The proposed pipeline would carry oil from Canada to Texas—carrying “tar sands crude oil.” In some quarters, this has been received with good news—it would provide additional resources for oil, easing concerns about shrinking oil availability. But there have been sharp protests to the proposed pipeline by effected indigenous communities. The “Mother Earth Accord
outlines the indigenous concerns about the environmental and health effects of the proposed pipeline. The Accord was presented to President Obama in December 2011. 

The Accord is an example of indigenous activism on legal issues. According to the Newspaper Rock , “The Accord was developed in September [2011] during a Rosebud Sioux tribal summit.” The Accord invokes rights given in the United Nations Declaration on the Rights of Indigenous Peoples to be consulted with and to consent to activities as set out in Article 32 of the UNDRIP.

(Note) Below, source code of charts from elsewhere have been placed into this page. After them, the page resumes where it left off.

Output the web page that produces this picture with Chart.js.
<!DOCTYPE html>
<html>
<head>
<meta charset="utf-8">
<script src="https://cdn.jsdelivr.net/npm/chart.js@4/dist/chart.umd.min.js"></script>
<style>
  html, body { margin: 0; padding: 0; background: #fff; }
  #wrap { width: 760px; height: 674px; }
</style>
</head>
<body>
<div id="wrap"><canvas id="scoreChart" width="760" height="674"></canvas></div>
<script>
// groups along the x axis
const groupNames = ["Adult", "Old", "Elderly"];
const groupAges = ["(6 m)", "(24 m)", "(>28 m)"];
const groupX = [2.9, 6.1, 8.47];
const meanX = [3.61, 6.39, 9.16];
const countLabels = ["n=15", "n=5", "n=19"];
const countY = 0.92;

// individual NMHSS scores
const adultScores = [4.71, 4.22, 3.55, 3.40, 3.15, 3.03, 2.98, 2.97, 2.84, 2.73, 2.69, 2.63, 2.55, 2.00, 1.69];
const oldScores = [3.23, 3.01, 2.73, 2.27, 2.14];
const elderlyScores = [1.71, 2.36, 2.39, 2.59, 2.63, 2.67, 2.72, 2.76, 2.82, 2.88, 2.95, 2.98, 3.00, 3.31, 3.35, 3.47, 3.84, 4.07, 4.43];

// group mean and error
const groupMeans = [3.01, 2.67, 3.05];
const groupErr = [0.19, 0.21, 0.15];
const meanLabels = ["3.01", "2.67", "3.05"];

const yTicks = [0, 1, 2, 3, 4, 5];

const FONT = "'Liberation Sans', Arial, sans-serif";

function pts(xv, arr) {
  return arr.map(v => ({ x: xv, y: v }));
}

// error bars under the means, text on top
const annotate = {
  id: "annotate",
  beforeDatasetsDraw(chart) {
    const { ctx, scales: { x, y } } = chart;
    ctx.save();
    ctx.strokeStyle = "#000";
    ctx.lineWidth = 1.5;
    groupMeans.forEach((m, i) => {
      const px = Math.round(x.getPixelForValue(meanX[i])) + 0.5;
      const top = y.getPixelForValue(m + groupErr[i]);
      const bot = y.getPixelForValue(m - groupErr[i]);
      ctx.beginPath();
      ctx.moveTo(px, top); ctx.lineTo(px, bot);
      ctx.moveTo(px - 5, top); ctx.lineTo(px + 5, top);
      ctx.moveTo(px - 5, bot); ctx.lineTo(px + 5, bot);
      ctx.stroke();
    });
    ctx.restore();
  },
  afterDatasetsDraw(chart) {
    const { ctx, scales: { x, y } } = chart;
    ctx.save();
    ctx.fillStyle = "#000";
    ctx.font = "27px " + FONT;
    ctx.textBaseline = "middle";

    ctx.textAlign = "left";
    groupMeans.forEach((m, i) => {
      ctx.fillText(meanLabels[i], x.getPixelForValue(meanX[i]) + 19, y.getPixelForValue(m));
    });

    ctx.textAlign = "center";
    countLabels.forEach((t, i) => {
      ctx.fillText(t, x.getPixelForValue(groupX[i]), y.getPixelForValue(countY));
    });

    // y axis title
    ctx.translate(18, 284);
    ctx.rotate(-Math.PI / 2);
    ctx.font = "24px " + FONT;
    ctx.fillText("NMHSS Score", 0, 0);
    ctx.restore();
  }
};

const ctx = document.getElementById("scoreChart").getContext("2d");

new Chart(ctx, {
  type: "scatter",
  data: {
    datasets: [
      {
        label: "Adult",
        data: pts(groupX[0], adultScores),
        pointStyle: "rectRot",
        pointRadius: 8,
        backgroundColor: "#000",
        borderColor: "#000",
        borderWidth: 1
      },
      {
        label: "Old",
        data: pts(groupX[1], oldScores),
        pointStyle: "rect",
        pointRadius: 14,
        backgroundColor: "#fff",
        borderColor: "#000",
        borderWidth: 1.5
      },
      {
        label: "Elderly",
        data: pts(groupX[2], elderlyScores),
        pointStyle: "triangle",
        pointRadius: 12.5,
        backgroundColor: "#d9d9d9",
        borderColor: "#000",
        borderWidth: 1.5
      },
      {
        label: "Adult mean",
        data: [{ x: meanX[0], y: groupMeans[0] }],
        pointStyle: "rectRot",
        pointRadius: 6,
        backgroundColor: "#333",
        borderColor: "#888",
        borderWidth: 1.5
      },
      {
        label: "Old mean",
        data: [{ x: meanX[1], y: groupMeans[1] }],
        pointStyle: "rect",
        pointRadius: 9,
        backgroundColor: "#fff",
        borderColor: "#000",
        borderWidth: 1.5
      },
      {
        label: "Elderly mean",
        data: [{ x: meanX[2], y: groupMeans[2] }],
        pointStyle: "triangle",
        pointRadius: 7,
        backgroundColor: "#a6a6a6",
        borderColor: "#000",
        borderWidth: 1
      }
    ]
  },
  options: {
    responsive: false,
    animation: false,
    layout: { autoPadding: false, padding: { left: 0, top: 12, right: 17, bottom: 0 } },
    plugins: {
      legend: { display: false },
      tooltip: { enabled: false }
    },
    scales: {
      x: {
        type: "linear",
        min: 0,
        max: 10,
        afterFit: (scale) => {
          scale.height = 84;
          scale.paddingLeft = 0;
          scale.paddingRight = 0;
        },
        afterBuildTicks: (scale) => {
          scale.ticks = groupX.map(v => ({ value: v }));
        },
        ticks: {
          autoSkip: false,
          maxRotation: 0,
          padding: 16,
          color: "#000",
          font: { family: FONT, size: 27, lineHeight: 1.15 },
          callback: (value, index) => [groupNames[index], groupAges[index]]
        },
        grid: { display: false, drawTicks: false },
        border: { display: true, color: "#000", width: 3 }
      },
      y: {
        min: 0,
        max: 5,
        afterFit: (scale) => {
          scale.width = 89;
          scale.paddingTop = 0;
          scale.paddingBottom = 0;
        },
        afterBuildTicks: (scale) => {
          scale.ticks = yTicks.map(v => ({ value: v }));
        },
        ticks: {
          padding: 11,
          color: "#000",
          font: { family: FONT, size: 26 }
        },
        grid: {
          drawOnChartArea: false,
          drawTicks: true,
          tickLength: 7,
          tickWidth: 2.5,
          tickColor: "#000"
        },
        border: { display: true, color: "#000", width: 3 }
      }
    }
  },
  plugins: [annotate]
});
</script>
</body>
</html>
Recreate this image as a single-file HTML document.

1. Indigenous peoples have the right to determine and develop priorities and strategies for the development or use of their lands or territories and other resources.
2. States shall consult and cooperate in good faith with the indigenous peoples concerned through their own representative institutions in order to obtain their free and informed consent prior to the approval of any project affecting their lands or territories and other resources, particularly in connection with the development, utilization or exploitation of mineral, water or other resources.
3. States shall provide effective mechanisms for just and fair redress for any such activities, and appropriate measures shall be taken to mitigate adverse environmental, economic, social, cultural or spiritual
impact.
The Mother Earth accord states, in part, in reference to the UNDRIP:
“We insist on full consultation under the principles of “free, prior and informed consent,” from the United Nations Declaration on the Rights of Indigenous Peoples both in the United States and Canada”
National Geographic is carrying a news item that predicts likely cancellation of the tar sands project through not receiving approval from Obama.  This indicates a deadline of 21 February 2012 for the Obama decision.
This situation is notable for many reasons, not the least of which is the invocation of the UNDRIP in the legal issues about the tar sands pipeline—with the United States which of course was one of the four states to oppose the approval of the UNDRIP in the United Nations General Assembly. The United States has since indicated a change in its position on the UNDRIP. [See ths link here


The further developments on this situation bear watching, and updates will be posted to this blog from time to time.